More than 100 patients are part of a class-action lawsuit against a Maryland hospital after it was discovered that an obstetrician-gynecologist used a fake Social Security number to obtain his medical license in Maryland.
A federal investigation found the man, known as Dr. Charles Akoda, had been using stolen Social Security numbers to advance his medical career and obtain professional certifications for over two decades, according to the Washington Post. He was actually Oluwafemi Charles Igberase and he had been caring for women and babies for years at Prince George’s Hospital Center.
“I’m scarred for life. I do not want any more kids at all because of that. And I do not trust any male doctor at all anymore,” Jazmine Tinsley told NBC News 4.

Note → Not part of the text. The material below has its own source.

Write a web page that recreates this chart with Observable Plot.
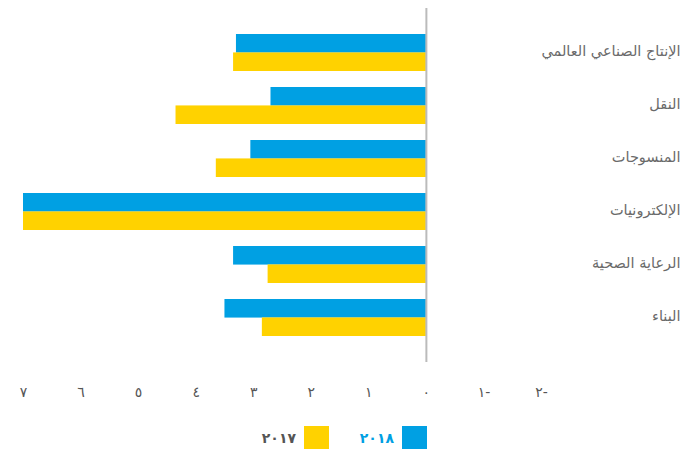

“During my delivery, I thought I was losing my life,” she said of her pregnancy five years ago. “So, the fact that I’m just finding out that this man was a fake at the end of the day is really hurting me because everything that I went through with my delivery, and afterward when it came to my health, has still damaged me still to this day.”
According to U.S. Attorney’s Office, Igberase pleaded guilty last November to misusing a Social Security number to fraudulently obtain a Maryland medical license. He apparently entered the United States in October 1991 and repeatedly used fake Social Security numbers to practice medicine. In 2000, he was dismissed from a residency program in New Jersey after he was found using a fake Social Security number.
But he reappeared again in 2011 as Charles John Nosa Akoda, and obtained a medical license in Maryland.
The lawsuit claims that the hospital failed to perform a proper background check on Igberase and allowed an impostor to practice medicine at the facility for five years.
“Maybe they should have checked his Social Security number. They would have learned that he’s a fraud,” attorney Jonathon Schochor said. “We’re suing them because they had an absolute obligation to complete a thorough, appropriate background check on this physician, on this OB-GYN, to make sure he was not a fraud.”
Prince George’s Hospital Center said they had no reason to question Akoda because his license was in good standing.
“We are disappointed that our expectation of integrity was not met in the case of Dr. Akoda given his complex sophisticated identity theft scheme,” the hospital said.